Support Quality and Community Resources
The quality of a platform’s support infrastructure matters significantly, especially during initial onboarding and when troubleshooting complex issues. Evaluate the availability of support channels, response time commitments, and whether support staff have deep expertise in both the platform and the underlying technologies it manages. Beyond formal support, a strong community of users, active documentation, and readily available training resources indicate a mature platform with a sustainable ecosystem. Organizations that lack extensive in-house web operations expertise should weigh support quality heavily in their evaluation.
Software Related to WebOps Platforms
Content Management Systems
Content management systems are the software applications that WebOps platforms typically host and operationalize. While a CMS provides the authoring, editing, and publishing interface for website content, a WebOps platform handles the infrastructure, deployment, and operational concerns surrounding that CMS. Organizations often select a WebOps platform based on its compatibility with and optimization for their chosen content management system, such as WordPress hosting environments. The relationship between the two is complementary, with the CMS handling content workflows and the WebOps platform ensuring that the CMS runs reliably, securely, and at scale.
Continuous Integration and Continuous Deployment Tools
CI/CD tools automate the process of testing, building, and deploying software changes. While WebOps platforms often include built-in deployment pipelines, many organizations use standalone CI/CD tools as part of a broader development workflow that extends beyond web operations. These tools integrate with version control systems to trigger automated builds and tests whenever code is committed, ensuring that only validated changes reach production. WebOps platforms that integrate with external CI/CD tools allow development teams to maintain a unified pipeline that covers both web-specific and broader application deployments.
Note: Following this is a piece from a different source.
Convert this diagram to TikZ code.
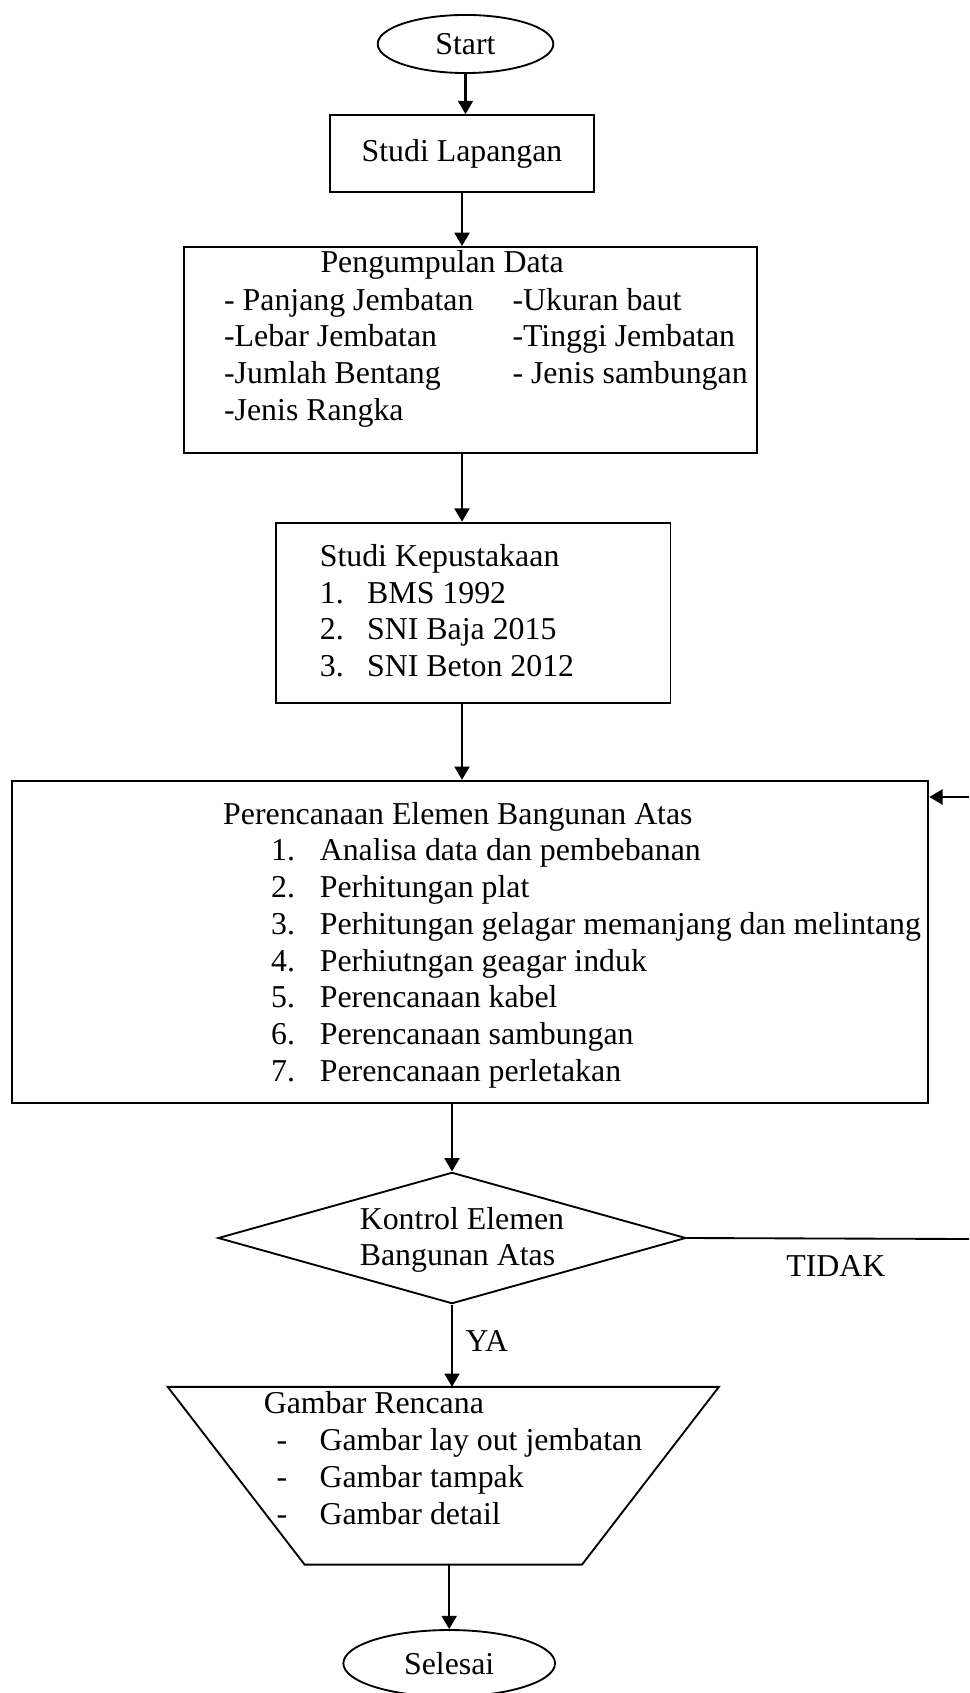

Website Performance and Monitoring Services
Dedicated performance monitoring services provide deeper analytics and alerting capabilities than the built-in monitoring found in most WebOps platforms. These services track metrics including page load time, time to first byte, core web vitals, and real user monitoring data from actual visitor sessions. They also perform synthetic monitoring, which tests site availability and performance from multiple geographic locations at regular intervals. Organizations that prioritize performance optimization often use these services alongside their WebOps platform to gain more granular visibility into how their web properties perform under real-world conditions.
Digital Experience Platforms
Digital experience platforms encompass a broader set of capabilities than WebOps platforms, including personalization, customer data management, analytics, and omnichannel content delivery. While WebOps platforms focus on the operational aspects of building and managing websites, digital experience platforms address the strategic layer of delivering tailored experiences to different audience segments. Some organizations use both categories together, with the WebOps platform handling infrastructure and deployment while the digital experience platform manages content targeting, A/B testing, and cross-channel campaign orchestration.